The request =
Repeat the listing below word for word, stopping after the line that contains "3.5, 4, 4.5, 5];".

═════ Source excerpt

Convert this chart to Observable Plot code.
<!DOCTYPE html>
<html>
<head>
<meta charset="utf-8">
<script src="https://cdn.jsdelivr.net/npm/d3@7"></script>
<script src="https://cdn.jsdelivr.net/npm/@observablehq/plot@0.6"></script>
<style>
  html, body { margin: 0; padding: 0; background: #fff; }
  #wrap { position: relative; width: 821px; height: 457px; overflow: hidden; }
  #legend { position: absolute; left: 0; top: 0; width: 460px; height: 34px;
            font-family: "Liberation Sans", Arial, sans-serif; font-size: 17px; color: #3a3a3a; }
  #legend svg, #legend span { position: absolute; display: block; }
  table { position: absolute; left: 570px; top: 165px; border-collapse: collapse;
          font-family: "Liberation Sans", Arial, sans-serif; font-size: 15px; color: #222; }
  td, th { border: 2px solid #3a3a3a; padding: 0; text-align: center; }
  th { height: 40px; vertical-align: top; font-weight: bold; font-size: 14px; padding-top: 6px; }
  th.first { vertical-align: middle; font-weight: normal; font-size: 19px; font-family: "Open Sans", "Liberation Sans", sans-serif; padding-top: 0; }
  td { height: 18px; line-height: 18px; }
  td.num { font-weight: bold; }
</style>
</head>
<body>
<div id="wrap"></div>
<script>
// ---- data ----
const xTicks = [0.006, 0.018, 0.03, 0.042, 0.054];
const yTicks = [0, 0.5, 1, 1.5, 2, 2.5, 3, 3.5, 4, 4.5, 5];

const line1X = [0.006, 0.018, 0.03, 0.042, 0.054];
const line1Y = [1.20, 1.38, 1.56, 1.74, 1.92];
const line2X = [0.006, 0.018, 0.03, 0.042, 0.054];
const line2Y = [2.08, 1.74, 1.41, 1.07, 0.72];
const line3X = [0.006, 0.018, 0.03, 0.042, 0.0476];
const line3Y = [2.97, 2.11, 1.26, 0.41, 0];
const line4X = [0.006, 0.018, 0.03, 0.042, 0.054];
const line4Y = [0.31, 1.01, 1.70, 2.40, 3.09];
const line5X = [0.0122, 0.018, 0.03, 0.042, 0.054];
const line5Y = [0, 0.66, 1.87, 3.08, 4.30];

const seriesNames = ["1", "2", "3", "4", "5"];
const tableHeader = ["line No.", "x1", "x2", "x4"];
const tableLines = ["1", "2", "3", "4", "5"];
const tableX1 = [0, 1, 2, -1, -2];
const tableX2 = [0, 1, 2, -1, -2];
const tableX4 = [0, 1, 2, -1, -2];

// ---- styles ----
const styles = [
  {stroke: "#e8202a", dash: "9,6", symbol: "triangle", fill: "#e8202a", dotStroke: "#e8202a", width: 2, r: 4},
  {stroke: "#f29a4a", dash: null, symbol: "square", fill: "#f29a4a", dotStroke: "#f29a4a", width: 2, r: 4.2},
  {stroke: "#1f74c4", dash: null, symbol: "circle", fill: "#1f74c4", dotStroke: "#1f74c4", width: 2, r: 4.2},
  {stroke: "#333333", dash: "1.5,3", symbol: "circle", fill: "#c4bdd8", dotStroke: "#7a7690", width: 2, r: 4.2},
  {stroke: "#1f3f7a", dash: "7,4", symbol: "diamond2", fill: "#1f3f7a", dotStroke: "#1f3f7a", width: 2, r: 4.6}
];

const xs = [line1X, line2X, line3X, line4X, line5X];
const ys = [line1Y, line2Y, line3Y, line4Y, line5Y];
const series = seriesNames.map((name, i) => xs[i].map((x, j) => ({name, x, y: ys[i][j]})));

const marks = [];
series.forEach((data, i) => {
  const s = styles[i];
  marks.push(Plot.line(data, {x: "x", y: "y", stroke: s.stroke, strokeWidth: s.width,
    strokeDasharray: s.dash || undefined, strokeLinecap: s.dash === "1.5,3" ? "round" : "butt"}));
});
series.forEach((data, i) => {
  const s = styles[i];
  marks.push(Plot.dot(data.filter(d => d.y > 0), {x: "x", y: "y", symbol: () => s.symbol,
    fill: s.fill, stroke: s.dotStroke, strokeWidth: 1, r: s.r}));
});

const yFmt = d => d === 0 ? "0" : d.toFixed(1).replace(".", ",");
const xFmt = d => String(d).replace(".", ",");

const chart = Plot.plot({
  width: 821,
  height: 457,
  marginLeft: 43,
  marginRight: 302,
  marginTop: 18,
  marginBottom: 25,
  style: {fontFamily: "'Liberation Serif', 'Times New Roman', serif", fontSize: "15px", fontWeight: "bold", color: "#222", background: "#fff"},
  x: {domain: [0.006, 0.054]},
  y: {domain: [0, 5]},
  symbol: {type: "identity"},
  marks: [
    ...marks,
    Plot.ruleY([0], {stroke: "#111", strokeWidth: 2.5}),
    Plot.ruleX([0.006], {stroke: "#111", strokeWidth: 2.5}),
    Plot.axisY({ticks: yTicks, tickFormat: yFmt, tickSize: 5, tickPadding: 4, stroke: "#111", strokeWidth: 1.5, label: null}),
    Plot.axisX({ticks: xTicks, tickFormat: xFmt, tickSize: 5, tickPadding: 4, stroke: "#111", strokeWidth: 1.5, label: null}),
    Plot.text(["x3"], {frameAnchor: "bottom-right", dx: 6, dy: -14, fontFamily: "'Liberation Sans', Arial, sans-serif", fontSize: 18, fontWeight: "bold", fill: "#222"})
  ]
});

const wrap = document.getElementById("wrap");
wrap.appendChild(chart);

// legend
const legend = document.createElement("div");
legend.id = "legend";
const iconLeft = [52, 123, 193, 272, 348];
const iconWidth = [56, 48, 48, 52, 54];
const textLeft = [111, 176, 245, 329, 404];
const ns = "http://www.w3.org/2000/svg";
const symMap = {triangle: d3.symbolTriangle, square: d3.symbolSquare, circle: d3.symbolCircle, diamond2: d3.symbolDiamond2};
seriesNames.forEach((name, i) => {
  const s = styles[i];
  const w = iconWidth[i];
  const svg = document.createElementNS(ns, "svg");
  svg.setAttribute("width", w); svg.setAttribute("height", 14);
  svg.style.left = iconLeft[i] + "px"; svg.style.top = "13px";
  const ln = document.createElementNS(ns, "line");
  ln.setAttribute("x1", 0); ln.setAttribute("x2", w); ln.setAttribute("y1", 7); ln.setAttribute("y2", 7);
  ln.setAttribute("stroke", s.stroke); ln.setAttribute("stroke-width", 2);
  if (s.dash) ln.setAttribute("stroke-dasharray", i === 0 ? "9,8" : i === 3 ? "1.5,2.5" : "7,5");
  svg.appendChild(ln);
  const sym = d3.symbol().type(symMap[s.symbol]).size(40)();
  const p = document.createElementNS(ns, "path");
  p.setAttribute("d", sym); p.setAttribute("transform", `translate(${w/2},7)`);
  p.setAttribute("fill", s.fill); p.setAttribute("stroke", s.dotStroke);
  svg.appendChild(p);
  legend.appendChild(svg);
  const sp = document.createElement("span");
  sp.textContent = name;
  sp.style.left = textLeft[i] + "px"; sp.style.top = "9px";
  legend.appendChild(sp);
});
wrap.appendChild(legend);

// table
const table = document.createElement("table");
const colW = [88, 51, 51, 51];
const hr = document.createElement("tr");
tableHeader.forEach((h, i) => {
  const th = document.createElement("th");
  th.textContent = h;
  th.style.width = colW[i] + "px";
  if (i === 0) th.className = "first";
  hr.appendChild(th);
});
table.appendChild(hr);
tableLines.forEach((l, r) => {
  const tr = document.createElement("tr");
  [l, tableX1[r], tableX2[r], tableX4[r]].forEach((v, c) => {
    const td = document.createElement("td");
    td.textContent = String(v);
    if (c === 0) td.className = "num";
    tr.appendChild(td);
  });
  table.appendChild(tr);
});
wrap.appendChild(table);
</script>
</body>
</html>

══════════

Solution for this task =
Convert this chart to Observable Plot code.
<!DOCTYPE html>
<html>
<head>
<meta charset="utf-8">
<script src="https://cdn.jsdelivr.net/npm/d3@7"></script>
<script src="https://cdn.jsdelivr.net/npm/@observablehq/plot@0.6"></script>
<style>
  html, body { margin: 0; padding: 0; background: #fff; }
  #wrap { position: relative; width: 821px; height: 457px; overflow: hidden; }
  #legend { position: absolute; left: 0; top: 0; width: 460px; height: 34px;
            font-family: "Liberation Sans", Arial, sans-serif; font-size: 17px; color: #3a3a3a; }
  #legend svg, #legend span { position: absolute; display: block; }
  table { position: absolute; left: 570px; top: 165px; border-collapse: collapse;
          font-family: "Liberation Sans", Arial, sans-serif; font-size: 15px; color: #222; }
  td, th { border: 2px solid #3a3a3a; padding: 0; text-align: center; }
  th { height: 40px; vertical-align: top; font-weight: bold; font-size: 14px; padding-top: 6px; }
  th.first { vertical-align: middle; font-weight: normal; font-size: 19px; font-family: "Open Sans", "Liberation Sans", sans-serif; padding-top: 0; }
  td { height: 18px; line-height: 18px; }
  td.num { font-weight: bold; }
</style>
</head>
<body>
<div id="wrap"></div>
<script>
// ---- data ----
const xTicks = [0.006, 0.018, 0.03, 0.042, 0.054];
const yTicks = [0, 0.5, 1, 1.5, 2, 2.5, 3, 3.5, 4, 4.5, 5];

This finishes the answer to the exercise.